From Barrett Tillman
December 3, 2019

I don't think we discussed this. Another E-centric version but the CGI appears somewhat better than the current hit.

Editors Note: We have mentioned it a couple times in the past.  It mixes a lot of history with some fiction to make a movie.  CGI seemed to be really good in some parts.  Not sure who did it but looks pretty good.

‘Midway’: Effective Bang-Bang-Boom-Boom - Taki's Magazine

From Barrett Tillman
December 3, 2019

Pretty smart review.

Several information questions

From William Longton
December 12, 2019

I just want to ask a few quick questions about (2) things I have not heard of hoping someone can help me.

1) What is the " forums"? Is this an accessible site now? Is the information stored and/or how is it accessed?

2) Barrett Tillman made reference to the "Naval History Magazine". How have I never heard of this before (I know you can't answer that), but how do I look it up or get a subscription to it?

Now for my real question. According to records, Lt James Muri's B-26 (mistakenly referred to as "Suzie-Q", when in fact it was called "Old 1391"....but that is a debate for another time) was bulldozed into Midway Lagoon off of Eastern Island after it crash landed upon his return following the battle. Several scuba diving expeditions into the lagoon have found other aircraft that crashed there over the years, but I have not heard if the B-26 was ever discovered. Does anyone know if it was ever found/discovered and/or salvaged? Additionally, his C/O Captain James Collins made it back after his B-26 attack, with the nose wheel collapsing upon landing. Does anyone know if his plane was repaired and he flew it back to Hawaii or did he and his crew return on a cargo/transport plane? If the latter, what happened to his B-26?

Bill Longton

Editors Note:  Naval History Magazine is published by the U.S, Naval Institute. If you have not heard of them I recommend them highly. They not only publish this fine magazine but also many many good books on Naval History.

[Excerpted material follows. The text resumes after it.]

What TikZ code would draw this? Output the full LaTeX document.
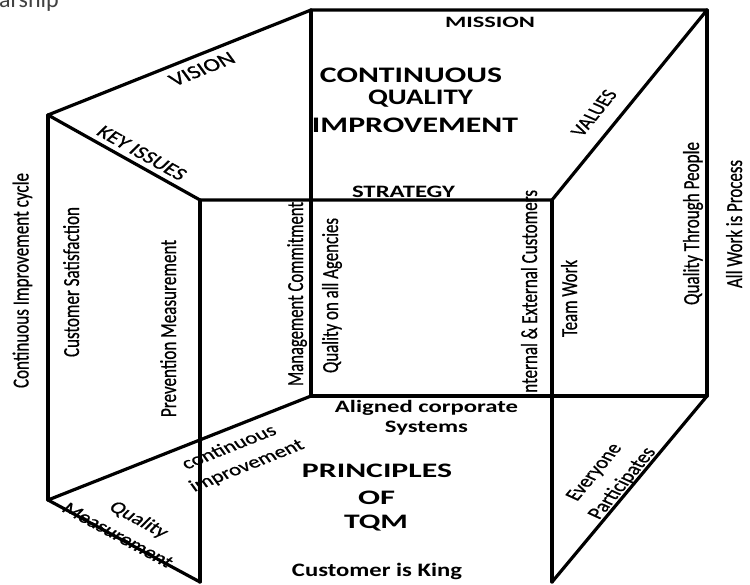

If you don't want to subscribe to the magazine it is available in many news stands and book stores. I normally pick up a copy at Barnes and Noble each month. Probably should subscribe but gives me a reason to browse the other magazines on history in their section each month.

As for the, yes you can go there.

However it does not look like it's been updated since 2009 so probably an abandoned site.